Students sit in circles of between 5 and 10 students (it's flexible.)
Then they take turns clockwise asking the group their own present perfect questions, such as: "Have you been to Tokyo? Have you seen Kimetsu no Yaiba?" and so on.
Students usually have their own personal whiteboard, so they need to secretly answer the question by writing 'yes' or 'no'. After 15 seconds, or whenever everyone is finished, all students reveal their answers, including the student asking the question.
If a given student answers the same as the questioner, they are safe.
If a given student answers differently as the questioner, they are punished.
The optimal strategy therefore for a student is to think of something unique that they've done (such as visiting America) that not many other students have done to maximize punishment. But there's also a mind game involved for the students who answer, who try to guess what the asking student's answer is to avoid being punished. Watching the students think through this problem is fun.
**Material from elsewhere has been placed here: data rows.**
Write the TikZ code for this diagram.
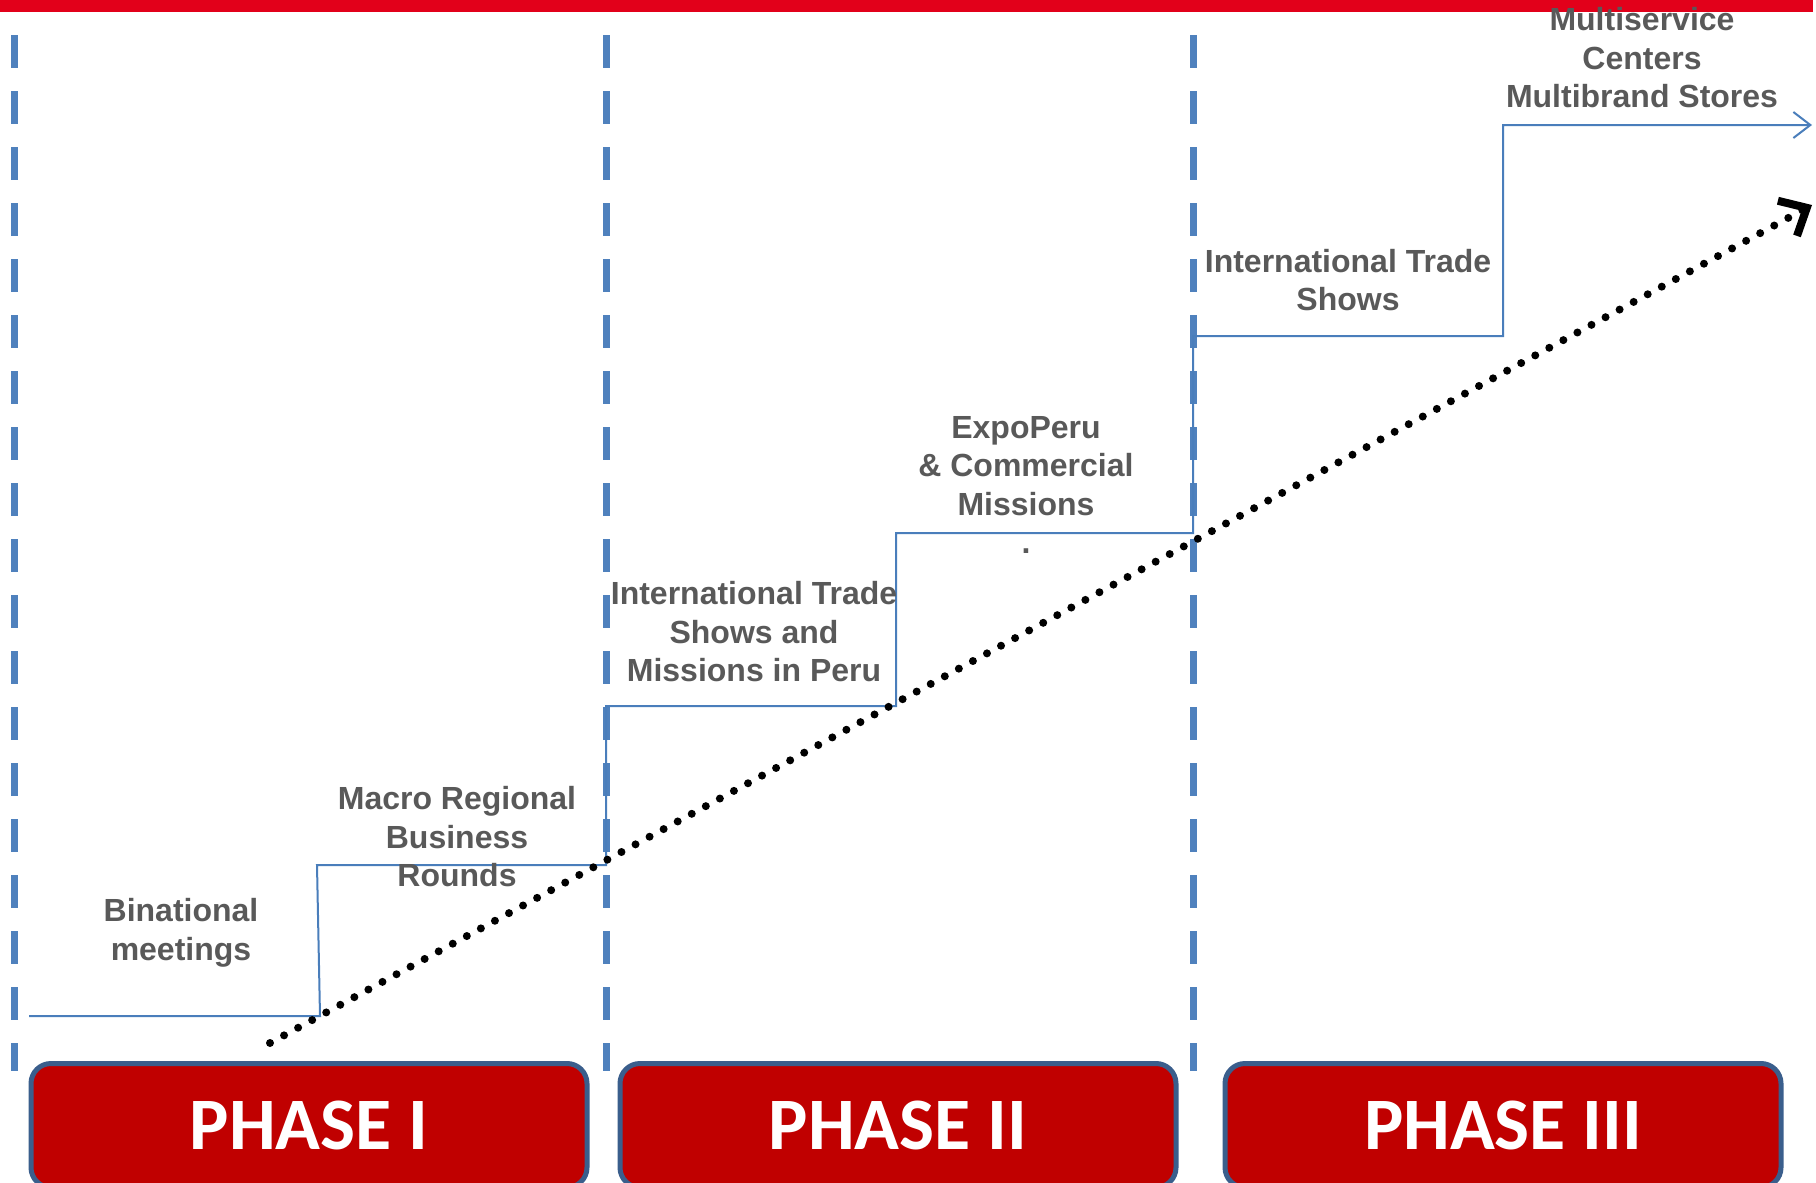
\documentclass[tikz,border=0pt]{standalone}
\usepackage{fontspec}
\setmainfont{Liberation Sans}
\newfontfamily\phasefont{Carlito}
\usetikzlibrary{arrows.meta}
\definecolor{topred}{HTML}{E2001A}
\definecolor{phasered}{HTML}{C00000}
\definecolor{phaseedge}{HTML}{3A5E8C}
\definecolor{stepblue}{HTML}{4A7EBB}
\definecolor{dashblue}{HTML}{4F81BD}
\definecolor{textgray}{HTML}{595959}
\tikzstyle{phase} = [rectangle, rounded corners=20pt, minimum width=556pt, minimum height=124pt, anchor=north, draw=phaseedge, line width=5pt, fill=phasered, text=white, font=\phasefont\bfseries\fontsize{74}{78}\selectfont]
\tikzstyle{steptext} = [align=center, text=textgray, font=\bfseries\fontsize{32}{38.5}\selectfont, inner sep=0pt]
\tikzstyle{divider} = [dashblue, line width=7pt, dash pattern=on 33pt off 23pt]
\tikzstyle{stepline} = [stepblue, line width=2pt]
\tikzstyle{trend} = [black, line width=8pt, line cap=round, dash pattern=on 0pt off 16pt]

\begin{document}
\begin{tikzpicture}[x=1pt, y=-1pt]
\useasboundingbox (0,0) rectangle (1816,1183);
% top bar
\fill[topred] (0,0) rectangle (1813,12);

% phase dividers
\foreach \x/\n in {14/1, 606/2, 1193/3} {
    \coordinate (d\n t) at (\x,35);
    \coordinate (d\n b) at (\x,1071);
    \draw[divider] (d\n t) -- (d\n b);
}

% phases
\node [phase] (ph1) at (309,1061) {PHASE I};
\node [phase] (ph2) at (898,1061) {PHASE II};
\node [phase] (ph3) at (1503,1061) {PHASE III};

% staircase
\coordinate (s0) at (29,1016);
\coordinate (s1) at (320,1016);
\coordinate (s2) at (317,865);
\coordinate (s3) at (606,865);
\coordinate (s4) at (606,706);
\coordinate (s5) at (896,706);
\coordinate (s6) at (896,533);
\coordinate (s7) at (1193,533);
\coordinate (s8) at (1193,336);
\coordinate (s9) at (1503,336);
\coordinate (s10) at (1503,125);
\coordinate (s11) at (1812,125);
\draw[stepline, -{Straight Barb[length=17pt, width=26pt]}] (s0) -- (s1) -- (s2) -- (s3) -- (s4) -- (s5) -- (s6) -- (s7) -- (s8) -- (s9) -- (s10) -- (s11);

% steps
\node [steptext] (binat) at (181,933) {Binational\\meetings};
\node [steptext] (macro) at (457,837) {Macro Regional\\Business\\Rounds};
\node [steptext] (itsperu) at (754,632) {International Trade\\Shows and\\Missions in Peru};
\node [steptext] (expo) at (1026,485) {ExpoPeru\\\& Commercial\\Missions\\.};
\node [steptext] (its) at (1348,280) {International Trade\\Shows};
\node [steptext] (multi) at (1642,58) {Multiservice\\Centers\\Multibrand Stores};

% trend
\coordinate (t0) at (270,1043);
\coordinate (t1) at (1812,205);
\draw[trend, -{Straight Barb[length=22pt, width=40pt]}] (t0) -- (t1);
\end{tikzpicture}
\end{document}
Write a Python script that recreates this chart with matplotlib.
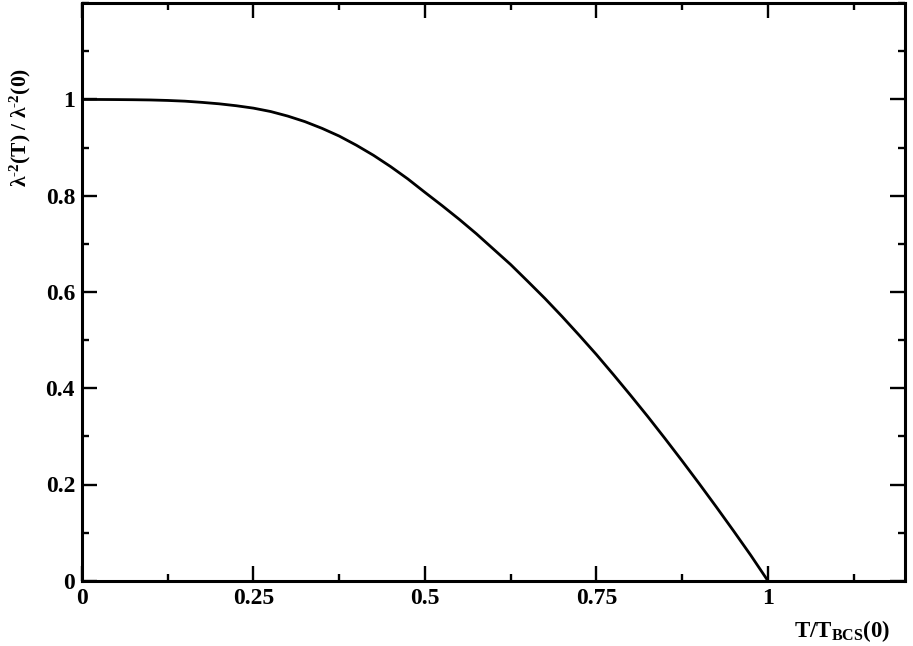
import matplotlib
matplotlib.use("Agg")
import matplotlib.pyplot as plt
from matplotlib.ticker import MultipleLocator, FixedLocator

# ── data ──────────────────────────────────────────────────────────────────────
t_reduced = [0.000, 0.025, 0.050, 0.075, 0.100, 0.125, 0.150, 0.175, 0.200,
             0.225, 0.250, 0.275, 0.300, 0.325, 0.350, 0.375, 0.400, 0.425,
             0.450, 0.475, 0.500, 0.525, 0.550, 0.575, 0.600, 0.625, 0.650,
             0.675, 0.700, 0.725, 0.750, 0.775, 0.800, 0.825, 0.850, 0.875,
             0.900, 0.925, 0.950, 0.975, 1.000]
rho_s = [1.000, 1.000, 0.9998, 0.9995, 0.999, 0.998, 0.9965, 0.994, 0.991,
         0.987, 0.982, 0.975, 0.9655, 0.954, 0.940, 0.924, 0.905, 0.884,
         0.8605, 0.835, 0.807, 0.7795, 0.751, 0.721, 0.689, 0.657, 0.622,
         0.5865, 0.549, 0.510, 0.470, 0.428, 0.385, 0.341, 0.2955, 0.249,
         0.2015, 0.153, 0.1035, 0.053, 0.000]

x_ticks = [0, 0.25, 0.5, 0.75, 1.0]
x_tick_labels = ["0", "0.25", "0.5", "0.75", "1"]
y_ticks = [0, 0.2, 0.4, 0.6, 0.8, 1.0]
y_tick_labels = ["0", "0.2", "0.4", "0.6", "0.8", "1"]

# ── style ─────────────────────────────────────────────────────────────────────
plt.rcParams["font.family"] = ["Liberation Serif", "DejaVu Serif"]
plt.rcParams["font.weight"] = "bold"
plt.rcParams["mathtext.fontset"] = "custom"
plt.rcParams["mathtext.rm"] = "Liberation Serif:bold"
plt.rcParams["mathtext.bf"] = "Liberation Serif:bold"
plt.rcParams["mathtext.default"] = "bf"

fig = plt.figure(figsize=(9.13, 6.46), dpi=100)
ax = fig.add_axes([0.0898, 0.101, 0.9015, 0.894])

ax.plot(t_reduced, rho_s, color="black", linewidth=2.0, solid_joinstyle="round")

ax.set_xlim(0, 1.2)
ax.set_ylim(0, 1.2)
ax.xaxis.set_major_locator(FixedLocator(x_ticks))
ax.yaxis.set_major_locator(FixedLocator(y_ticks))
ax.set_xticklabels(x_tick_labels, fontsize=17, fontweight="bold")
ax.set_yticklabels(y_tick_labels, fontsize=17, fontweight="bold")
ax.xaxis.set_minor_locator(MultipleLocator(0.125))
ax.yaxis.set_minor_locator(MultipleLocator(0.1))

ax.tick_params(which="both", direction="in", top=True, right=True, width=1.7)
ax.tick_params(which="major", length=10.5, pad=5)
ax.tick_params(which="minor", length=5)
for spine in ax.spines.values():
    spine.set_linewidth(2.2)

fig.text(842 / 913, 1 - 631 / 646, r"T/T$_{\mathbf{BCS}}$(0)", fontsize=16.5,
         fontweight="bold", ha="center", va="center")
fig.text(20 / 913, 1 - 127 / 646, r"λ$^{\text{-}2}$(T) / λ$^{\text{-}2}$(0)",
         fontsize=15.5, fontweight="bold", ha="center", va="center", rotation=90)

fig.savefig("out.png", dpi=100)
Punishment ideas can be whatever you like, depending on your school and what classes you do. But I like to make a variety of tasks that are fun in their own right, such as:
- 5 pushups/5 Squats
- Sing their ABC's, days of the week, the hello song, or the months of the year
- Read a section from the textbook.
- Draw an anime character on the board.
- Have a conversation with the JTE.
This requires no prep and could probably be adapted to other grammar points that are answered by 'yes I can' or 'no I can't.'
You can also give students a score based on how many students' they've punished, to help quantify the embarrassment they've inflicted on their cohort. You'll make sadists of them yet!